Advice: Beware of step children and have a prenupt. Looking back I can see the need, but you are in love and could never imagine needing one. Phooey!

Isabel
May 20, 2014 at 6:23 pm

My name is Isabel and sixteen years ago, I came to live in the United States, and I met this nice widowed old American man, who had been marriage twice before me. I was at that time, 43 years old, and he was around 80. We lived together for over 16 years and although I was living with him all these years, I was not happy but I knew that he needed my help, after all he couldn't drive anymore, his eyes sight were deteriorating day by day,and I decided to stay with him till the day he was walking with me at Walmart Store in Flemington, and he fell in my arms, he died right there, on April 27, and now I've been feeling lost without him. How many times he asked me for divorce? I lost account I just ignored him, because I knew that we were going through a very difficult financial situation,and besides,he had only me to take cared of him. Anyway, during all these years,I tried to convince him to sell the house and to buy a condominium before the bank take the house away from us, but his answer was always that, he would leave his house,only over his dead body.
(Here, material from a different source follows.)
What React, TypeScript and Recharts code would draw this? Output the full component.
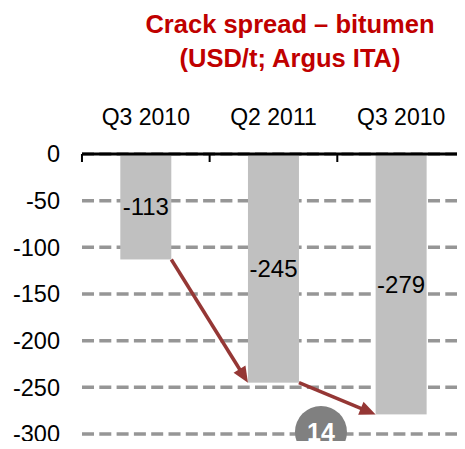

Sometimes, he used to tell me that he gave me everything, but I knew that the only thing he was going to leave for me, a lot of bills to be paid, and I don't have any pension to support the bills. Today,I've been still living in the house, but I don't know when or where I am going to live. 16 years of marriage, and in return, he just left me broken, hopeless, and I'm still wishing,that he rest in peace, after all, I'm not a mean person,the only thing that I wanted in my whole life, it's to have a place to live when he couldn't be with me anymore. Today I look back, and I ask myself. What I did, why he never thought about me for one second. Nobody can take anything when he or she dies, and whatever you do to those who helped you so much, and he did what he just did, I hope that God forgive him, because I already did.

Governmentsuxs
May 20, 2014 at 5:35 pm

It can cost you or set you free just remember one thing its safer to rent.

Plantagenet
May 20, 2014 at 4:48 pm

I went through a divorce a long time ago. I got cleaned out. If I get married again; it will happen again. Not me. I have nothing against women. Most are beautiful, intelligent, funny & warm hearted. It is the business of divorce. At my age now? I could never recover from the emotional & financial trauma, again. The worst case single case divorce I have read about. Actor Brendan Fraser. His alimony & child support payments are a whopping $900,000 a year. I paid my child support on time all the time for 15 years. My ex-wife used it for her drinking escapades. I got out of alimony payments on a legal technicality.